— Start Given information —

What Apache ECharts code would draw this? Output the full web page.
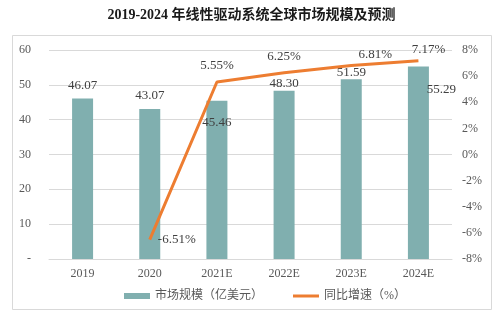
<!DOCTYPE html>
<html><head><meta charset="utf-8">
<script src="https://cdn.jsdelivr.net/npm/echarts@6/dist/echarts.min.js"></script>
<style>html,body{margin:0;padding:0;background:#fff}#c{width:503px;height:321px}</style>
</head><body><div id="c"></div>
<script>
const categories = ['2019','2020','2021E','2022E','2023E','2024E'];
const marketSize = [46.07, 43.07, 45.46, 48.30, 51.59, 55.29];
const growthRate = ['-', -6.51, 5.55, 6.25, 6.81, 7.17];
const leftTicks = [0, 10, 20, 30, 40, 50, 60];
const rightTicks = [-8, -6, -4, -2, 0, 2, 4, 6, 8];

const serif = '"Liberation Serif", "Noto Sans CJK SC", serif';
const barLabelStyle = [
  {position:'top', distance:6},
  {position:'top', distance:7},
  {position:'insideTop', distance:15},
  {position:'top', distance:1},
  {position:'top', distance:0},
  {position:'insideTopRight', offset:[32,12]}
];
const lineLabelStyle = [
  null,
  {position:'right', distance:8},
  {position:'top', distance:10},
  {position:'top', distance:10},
  {position:'top', offset:[24,0], distance:4},
  {position:'top', offset:[10,0], distance:5}
];

const chart = echarts.init(document.getElementById('c'));
chart.setOption({
  animation:false,
  backgroundColor:'#fff',
  title:{text:'2019-2024 年线性驱动系统全球市场规模及预测', left:'center', top:3,
    textStyle:{fontFamily:serif, fontWeight:'bold', fontSize:14, color:'#1a1a1a'}},
  graphic:[{type:'rect', shape:{x:12.5,y:35.5,width:479,height:274}, style:{fill:'none', stroke:'#d9d9d9', lineWidth:1}, silent:true, z:-1}],
  grid:{left:49, right:51, top:50, bottom:62},
  legend:{bottom:14, left:119, itemGap:30, itemWidth:26, itemHeight:6,
    textStyle:{fontFamily:serif, fontSize:12, color:'#595959'},
    data:[{name:'市场规模（亿美元）', icon:'rect'},
          {name:'同比增速（%）', icon:'path://M0,0 L26,0 L26,3 L0,3 Z', itemStyle:{color:'#ED7D31'}}]},
  xAxis:{type:'category', data:categories,
    axisLine:{lineStyle:{color:'#d9d9d9'}}, axisTick:{show:false},
    axisLabel:{fontFamily:serif, fontSize:12, color:'#595959', margin:9}},
  yAxis:[
    {type:'value', min:leftTicks[0], max:leftTicks[leftTicks.length-1], interval:10,
     axisLine:{show:false}, axisTick:{show:false},
     splitLine:{lineStyle:{color:'#d9d9d9'}},
     axisLabel:{fontFamily:serif, fontSize:12, color:'#595959', margin:18,
       formatter:v=> v===0 ? '-' : String(v)}},
    {type:'value', min:rightTicks[0], max:rightTicks[rightTicks.length-1], interval:2,
     axisLine:{show:false}, axisTick:{show:false}, splitLine:{show:false},
     axisLabel:{fontFamily:serif, fontSize:12, color:'#595959', margin:10,
       formatter:v=> v+'%'}}
  ],
  series:[
    {name:'市场规模（亿美元）', type:'bar', barWidth:21, itemStyle:{color:'#80AFAF'},
     data: marketSize.map((v,i)=>({value:v, label:Object.assign({show:true}, barLabelStyle[i])})),
     label:{show:true, fontFamily:serif, fontSize:13, color:'#404040', formatter:p=>p.value.toFixed(2)}},
    {name:'同比增速（%）', type:'line', yAxisIndex:1, showSymbol:true, symbol:'circle', symbolSize:0.1,
     lineStyle:{color:'#ED7D31', width:3}, itemStyle:{color:'#ED7D31'},
     data: growthRate.map((v,i)=> v==='-' ? '-' : ({value:v, label:Object.assign({show:true}, lineLabelStyle[i])})),
     label:{show:true, fontFamily:serif, fontSize:13, color:'#404040', formatter:p=>p.value.toFixed(2)+'%'}}
  ]
});
</script></body></html>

— End Given information —

[Directions]:
Leave out the pictures and restate, word for word, the lines from the top of the data through the line containing "0, 2, 4, 6, 8];", both included.

[Answer to the exercise]:
What Apache ECharts code would draw this? Output the full web page.
<!DOCTYPE html>
<html><head><meta charset="utf-8">
<script src="https://cdn.jsdelivr.net/npm/echarts@6/dist/echarts.min.js"></script>
<style>html,body{margin:0;padding:0;background:#fff}#c{width:503px;height:321px}</style>
</head><body><div id="c"></div>
<script>
const categories = ['2019','2020','2021E','2022E','2023E','2024E'];
const marketSize = [46.07, 43.07, 45.46, 48.30, 51.59, 55.29];
const growthRate = ['-', -6.51, 5.55, 6.25, 6.81, 7.17];
const leftTicks = [0, 10, 20, 30, 40, 50, 60];
const rightTicks = [-8, -6, -4, -2, 0, 2, 4, 6, 8];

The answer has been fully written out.